And yet people are not in a blessing-counting mood, if the polls are to be believed. Only 25 percent of the public believes the country is “on the right track,” according to a RealClearPolitics polling average, whereas 66 percent say the opposite. Voters seem to be giving President Biden little or no credit for the modicum of economic and geopolitical stability over which he has presided. Worse, the latest indications are that about half of voters are so unhappy with the way things are that they might vote next November for former president Donald Trump, a man so obsessed with his own grievances, and so skilled at manipulating the grievances of others, that he pushed this democracy into a violent crisis on Jan. 6, 2021.
What is the right way to think about this seeming disconnect and, perhaps, to talk about it with friends and family? One thing that won’t work is to tell anyone, in effect, to quit complaining and enjoy the latest inflation numbers or gross domestic product growth rate. This is a pragmatic point, since what affects people most in their daily lives is the cost of housing, fuel and food — all of which remain elevated compared with their pre-pandemic levels. It is also a moral point, because citizens, especially those in greatest need or who have faced the greatest marginalization, have a right to be respected in their discontent. Dissatisfaction with the status quo, and the need to address it, is the stuff of democracy. Thanksgiving is a beautiful tradition, deeply ingrained in American culture.

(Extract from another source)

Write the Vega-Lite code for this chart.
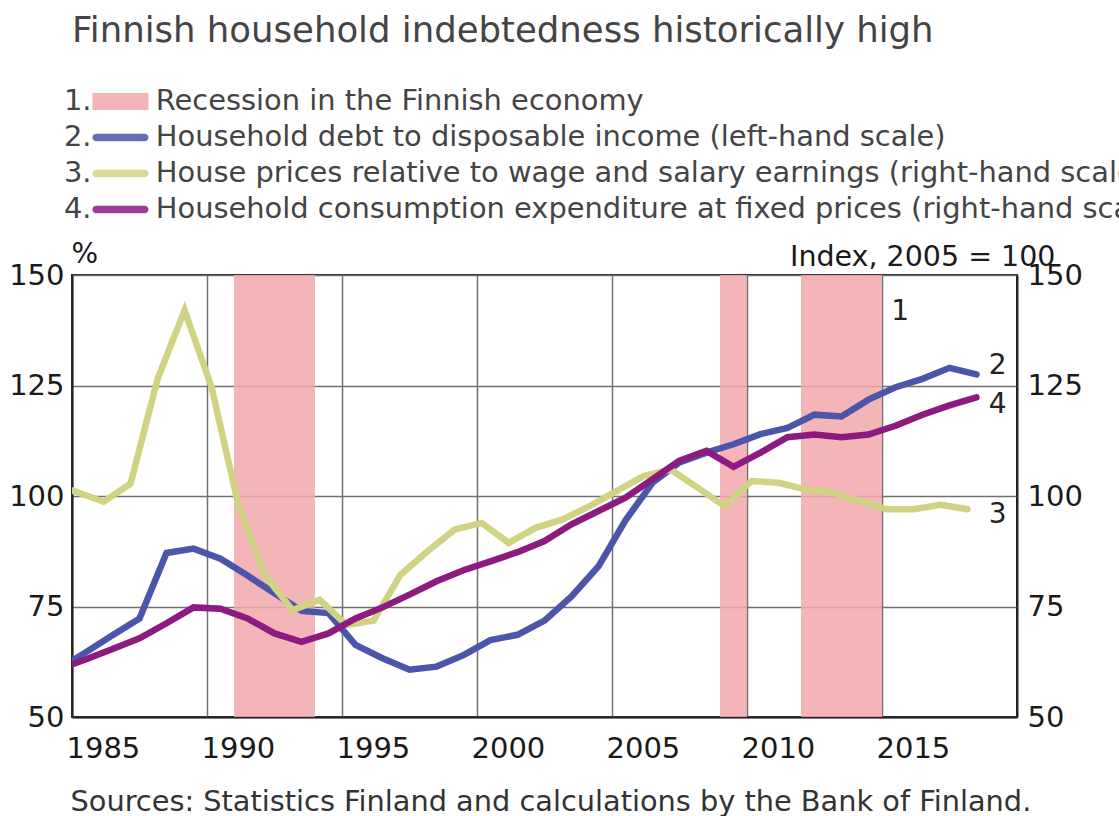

It’s not in the Constitution, though. “The right of the people . . . to petition the Government for a redress of grievances” is.
Something else that doesn’t work — that must be abhorred — is the expression of discontent in hateful rhetoric or outright violence, both of which have become all too common. There are many recent examples to cite: the fatal stabbing of a 6-year-old Muslim boy in an alleged hate crime; the charges of involuntary manslaughter against a pro-Palestinian demonstrator for allegedly killing a Jewish counterprotester; the dangerous crowd surge against police protecting a Democratic Party gathering last Wednesday night, this time by protesters demanding a cease-fire in Gaza.
Thanksgiving can offer a respite from all that, not as an occasion to deny or even forget the reasons one might be unhappy but by providing a moment to consider them in perspective. Right now, many thousands of people from all around the world are trekking through the dangerous rainforest connecting Panama and Colombia, bound for the United States. In many cases, they sold their belongings to pay for the trip; often, they are carrying small children in their arms. They are part of a massive human tide that’s swamping our immigration bureaucracy, exposing the inadequacy of our asylum laws, taxing the absorption capacity of our cities, triggering a political backlash — and paying this country an enormous compliment. Like the migrants who gathered for the first Thanksgiving in Massachusetts, 402 years ago, they are betting everything on the belief that America, for all its problems and flaws, is better than the places whence they came — maybe the best place of all.
This is not meant as an observation about the immigration policy of the United States but about the nature of the United States. This country has always been — perhaps it was fated to be — a paradoxical nation whose advantages are linked to its evils and whose most intractable problems are entwined with its loftiest possibilities. Everything Americans are experiencing today, from the tragic to the triumphant, is a reflection of this maddening, magnificent democratic legacy. Be grateful for the chance to be part of it.